*Task input*:
******************************
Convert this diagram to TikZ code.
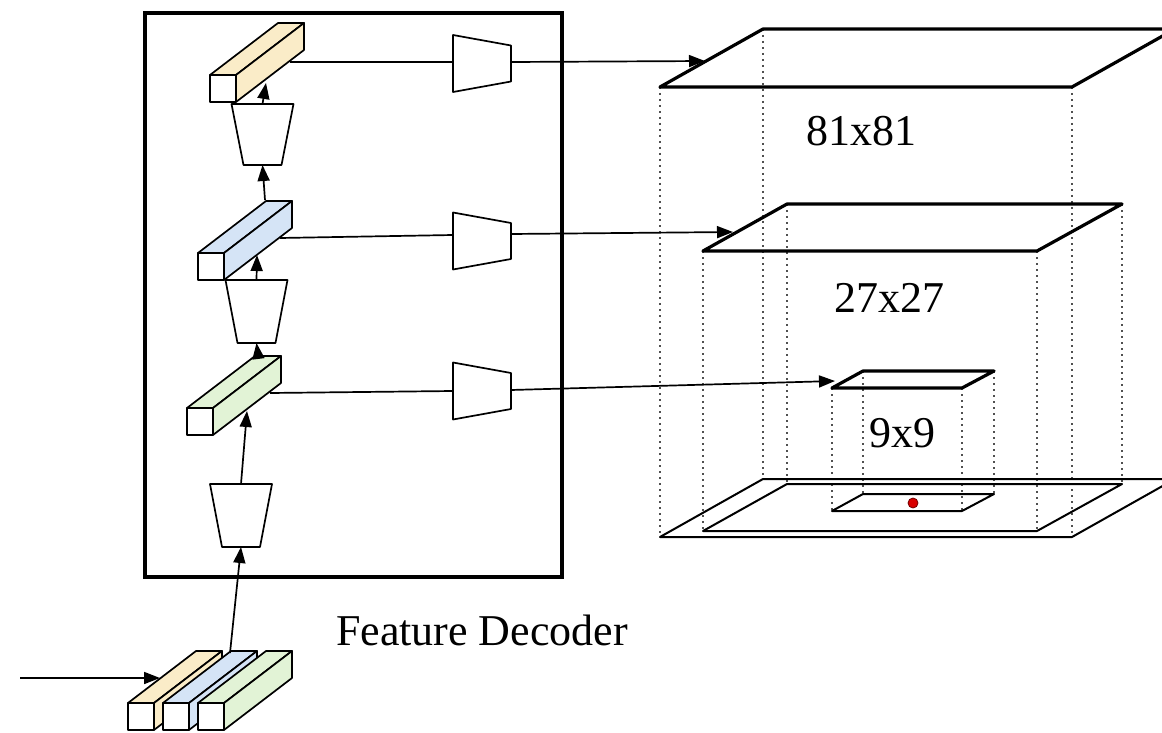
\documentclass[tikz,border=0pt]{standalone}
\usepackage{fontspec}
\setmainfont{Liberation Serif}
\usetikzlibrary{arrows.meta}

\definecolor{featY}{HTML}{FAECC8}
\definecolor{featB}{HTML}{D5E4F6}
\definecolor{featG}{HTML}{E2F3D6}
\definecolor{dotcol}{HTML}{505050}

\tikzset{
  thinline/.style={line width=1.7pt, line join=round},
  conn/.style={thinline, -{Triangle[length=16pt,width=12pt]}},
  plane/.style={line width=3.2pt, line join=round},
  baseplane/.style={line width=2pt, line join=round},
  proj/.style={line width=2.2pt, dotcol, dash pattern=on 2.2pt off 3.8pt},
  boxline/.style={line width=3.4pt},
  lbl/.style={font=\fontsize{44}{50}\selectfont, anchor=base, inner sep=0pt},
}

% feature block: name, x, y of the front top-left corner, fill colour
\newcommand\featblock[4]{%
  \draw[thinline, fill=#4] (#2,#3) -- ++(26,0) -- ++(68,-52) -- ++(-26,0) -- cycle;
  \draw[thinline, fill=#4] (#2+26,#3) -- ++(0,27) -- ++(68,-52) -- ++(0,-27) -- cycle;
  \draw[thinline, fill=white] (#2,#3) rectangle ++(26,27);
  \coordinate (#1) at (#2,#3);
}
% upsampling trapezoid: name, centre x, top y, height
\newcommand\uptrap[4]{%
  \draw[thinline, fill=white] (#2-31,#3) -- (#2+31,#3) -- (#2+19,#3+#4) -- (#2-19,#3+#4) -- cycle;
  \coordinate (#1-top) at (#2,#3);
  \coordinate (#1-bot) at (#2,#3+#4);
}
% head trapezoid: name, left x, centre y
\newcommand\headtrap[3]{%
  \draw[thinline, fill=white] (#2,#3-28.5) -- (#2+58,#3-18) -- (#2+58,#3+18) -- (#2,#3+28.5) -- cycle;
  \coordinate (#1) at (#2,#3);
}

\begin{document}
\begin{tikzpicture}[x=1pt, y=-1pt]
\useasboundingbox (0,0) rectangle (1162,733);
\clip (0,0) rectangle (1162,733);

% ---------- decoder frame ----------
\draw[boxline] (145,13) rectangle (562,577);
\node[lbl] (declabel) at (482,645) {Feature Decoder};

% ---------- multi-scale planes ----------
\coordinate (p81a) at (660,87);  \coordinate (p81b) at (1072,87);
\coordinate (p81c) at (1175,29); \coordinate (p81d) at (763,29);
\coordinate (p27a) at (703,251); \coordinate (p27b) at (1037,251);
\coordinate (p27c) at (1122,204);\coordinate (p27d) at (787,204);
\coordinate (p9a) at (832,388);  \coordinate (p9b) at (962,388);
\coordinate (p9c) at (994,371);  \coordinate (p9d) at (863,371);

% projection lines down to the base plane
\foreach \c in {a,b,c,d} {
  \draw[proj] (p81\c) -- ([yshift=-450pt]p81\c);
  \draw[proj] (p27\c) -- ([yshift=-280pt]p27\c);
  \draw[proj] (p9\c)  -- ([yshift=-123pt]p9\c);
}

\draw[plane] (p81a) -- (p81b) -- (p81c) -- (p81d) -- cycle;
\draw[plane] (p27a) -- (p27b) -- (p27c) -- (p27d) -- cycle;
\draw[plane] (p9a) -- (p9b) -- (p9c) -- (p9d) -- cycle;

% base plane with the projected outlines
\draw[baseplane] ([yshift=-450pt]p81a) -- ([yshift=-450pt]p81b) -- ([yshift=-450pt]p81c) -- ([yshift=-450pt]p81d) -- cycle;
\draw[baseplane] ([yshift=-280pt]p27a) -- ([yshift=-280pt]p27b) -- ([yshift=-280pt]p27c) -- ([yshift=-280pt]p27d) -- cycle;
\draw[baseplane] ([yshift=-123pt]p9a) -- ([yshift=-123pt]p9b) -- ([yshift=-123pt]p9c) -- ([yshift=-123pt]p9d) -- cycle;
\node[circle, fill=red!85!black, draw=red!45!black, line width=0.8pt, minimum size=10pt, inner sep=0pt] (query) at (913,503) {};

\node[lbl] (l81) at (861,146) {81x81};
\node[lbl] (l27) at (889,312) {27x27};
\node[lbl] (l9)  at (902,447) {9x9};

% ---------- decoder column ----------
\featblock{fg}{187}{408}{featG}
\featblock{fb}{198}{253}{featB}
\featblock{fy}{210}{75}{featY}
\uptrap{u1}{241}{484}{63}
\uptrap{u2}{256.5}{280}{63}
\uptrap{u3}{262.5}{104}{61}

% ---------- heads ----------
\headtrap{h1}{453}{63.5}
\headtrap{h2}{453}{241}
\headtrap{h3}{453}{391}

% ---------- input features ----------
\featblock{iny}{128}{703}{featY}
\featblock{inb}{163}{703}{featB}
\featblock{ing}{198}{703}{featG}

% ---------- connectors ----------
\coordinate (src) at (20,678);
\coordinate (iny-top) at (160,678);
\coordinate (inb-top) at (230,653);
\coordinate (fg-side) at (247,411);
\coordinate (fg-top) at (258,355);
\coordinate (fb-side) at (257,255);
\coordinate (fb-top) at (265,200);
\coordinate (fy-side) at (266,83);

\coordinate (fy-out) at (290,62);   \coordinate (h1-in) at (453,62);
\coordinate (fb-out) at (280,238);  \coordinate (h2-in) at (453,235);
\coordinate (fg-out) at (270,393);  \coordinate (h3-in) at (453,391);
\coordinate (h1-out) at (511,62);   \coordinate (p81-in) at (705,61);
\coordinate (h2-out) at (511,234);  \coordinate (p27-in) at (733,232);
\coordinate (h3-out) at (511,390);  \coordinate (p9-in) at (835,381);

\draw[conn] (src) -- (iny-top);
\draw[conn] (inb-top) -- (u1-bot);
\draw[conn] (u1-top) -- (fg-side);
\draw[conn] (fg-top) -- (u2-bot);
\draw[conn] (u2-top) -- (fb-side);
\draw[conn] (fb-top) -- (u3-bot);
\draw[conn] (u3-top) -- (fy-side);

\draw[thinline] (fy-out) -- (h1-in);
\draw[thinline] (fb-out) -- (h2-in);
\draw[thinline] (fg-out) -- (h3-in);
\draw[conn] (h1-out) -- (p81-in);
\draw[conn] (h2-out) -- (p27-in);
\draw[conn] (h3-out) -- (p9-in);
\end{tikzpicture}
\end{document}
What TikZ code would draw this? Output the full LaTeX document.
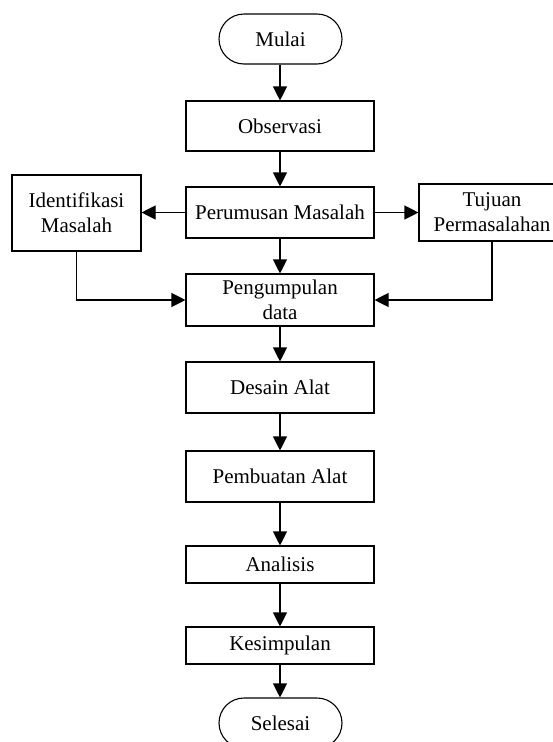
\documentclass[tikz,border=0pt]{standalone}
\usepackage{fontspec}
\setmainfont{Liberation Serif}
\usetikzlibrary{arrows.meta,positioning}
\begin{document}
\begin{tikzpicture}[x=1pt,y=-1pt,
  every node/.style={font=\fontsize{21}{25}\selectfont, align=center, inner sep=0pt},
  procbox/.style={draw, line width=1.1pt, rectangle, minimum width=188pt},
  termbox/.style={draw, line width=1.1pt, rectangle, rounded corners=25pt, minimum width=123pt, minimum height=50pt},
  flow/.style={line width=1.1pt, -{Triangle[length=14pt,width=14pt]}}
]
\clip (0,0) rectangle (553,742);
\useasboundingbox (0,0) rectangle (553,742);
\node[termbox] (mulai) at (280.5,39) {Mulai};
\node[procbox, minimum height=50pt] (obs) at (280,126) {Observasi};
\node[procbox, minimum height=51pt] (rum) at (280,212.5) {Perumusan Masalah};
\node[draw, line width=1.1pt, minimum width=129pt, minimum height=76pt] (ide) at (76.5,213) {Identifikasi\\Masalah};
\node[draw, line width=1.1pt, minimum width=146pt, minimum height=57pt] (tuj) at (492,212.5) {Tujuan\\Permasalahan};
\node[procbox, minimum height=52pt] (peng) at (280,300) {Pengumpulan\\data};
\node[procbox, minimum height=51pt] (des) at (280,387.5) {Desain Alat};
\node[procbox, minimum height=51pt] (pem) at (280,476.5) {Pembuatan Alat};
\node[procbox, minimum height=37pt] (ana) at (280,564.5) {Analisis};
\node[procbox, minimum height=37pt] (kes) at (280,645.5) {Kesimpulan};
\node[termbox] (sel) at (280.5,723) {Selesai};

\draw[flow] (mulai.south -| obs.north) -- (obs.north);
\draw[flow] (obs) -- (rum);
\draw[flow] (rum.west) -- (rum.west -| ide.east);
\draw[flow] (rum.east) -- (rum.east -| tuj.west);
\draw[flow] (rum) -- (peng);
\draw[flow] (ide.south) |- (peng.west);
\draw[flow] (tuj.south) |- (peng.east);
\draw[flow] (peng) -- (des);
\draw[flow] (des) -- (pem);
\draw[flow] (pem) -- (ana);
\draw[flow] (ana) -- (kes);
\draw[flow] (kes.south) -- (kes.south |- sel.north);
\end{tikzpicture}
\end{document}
******************************
*What you need to do*: Leave the pictures aside and restate exactly the lines from the one containing "What TikZ code" to the one containing "(sel) at (280.5,723)", those two lines included.

*Reply*:
What TikZ code would draw this? Output the full LaTeX document.
\documentclass[tikz,border=0pt]{standalone}
\usepackage{fontspec}
\setmainfont{Liberation Serif}
\usetikzlibrary{arrows.meta,positioning}
\begin{document}
\begin{tikzpicture}[x=1pt,y=-1pt,
  every node/.style={font=\fontsize{21}{25}\selectfont, align=center, inner sep=0pt},
  procbox/.style={draw, line width=1.1pt, rectangle, minimum width=188pt},
  termbox/.style={draw, line width=1.1pt, rectangle, rounded corners=25pt, minimum width=123pt, minimum height=50pt},
  flow/.style={line width=1.1pt, -{Triangle[length=14pt,width=14pt]}}
]
\clip (0,0) rectangle (553,742);
\useasboundingbox (0,0) rectangle (553,742);
\node[termbox] (mulai) at (280.5,39) {Mulai};
\node[procbox, minimum height=50pt] (obs) at (280,126) {Observasi};
\node[procbox, minimum height=51pt] (rum) at (280,212.5) {Perumusan Masalah};
\node[draw, line width=1.1pt, minimum width=129pt, minimum height=76pt] (ide) at (76.5,213) {Identifikasi\\Masalah};
\node[draw, line width=1.1pt, minimum width=146pt, minimum height=57pt] (tuj) at (492,212.5) {Tujuan\\Permasalahan};
\node[procbox, minimum height=52pt] (peng) at (280,300) {Pengumpulan\\data};
\node[procbox, minimum height=51pt] (des) at (280,387.5) {Desain Alat};
\node[procbox, minimum height=51pt] (pem) at (280,476.5) {Pembuatan Alat};
\node[procbox, minimum height=37pt] (ana) at (280,564.5) {Analisis};
\node[procbox, minimum height=37pt] (kes) at (280,645.5) {Kesimpulan};
\node[termbox] (sel) at (280.5,723) {Selesai};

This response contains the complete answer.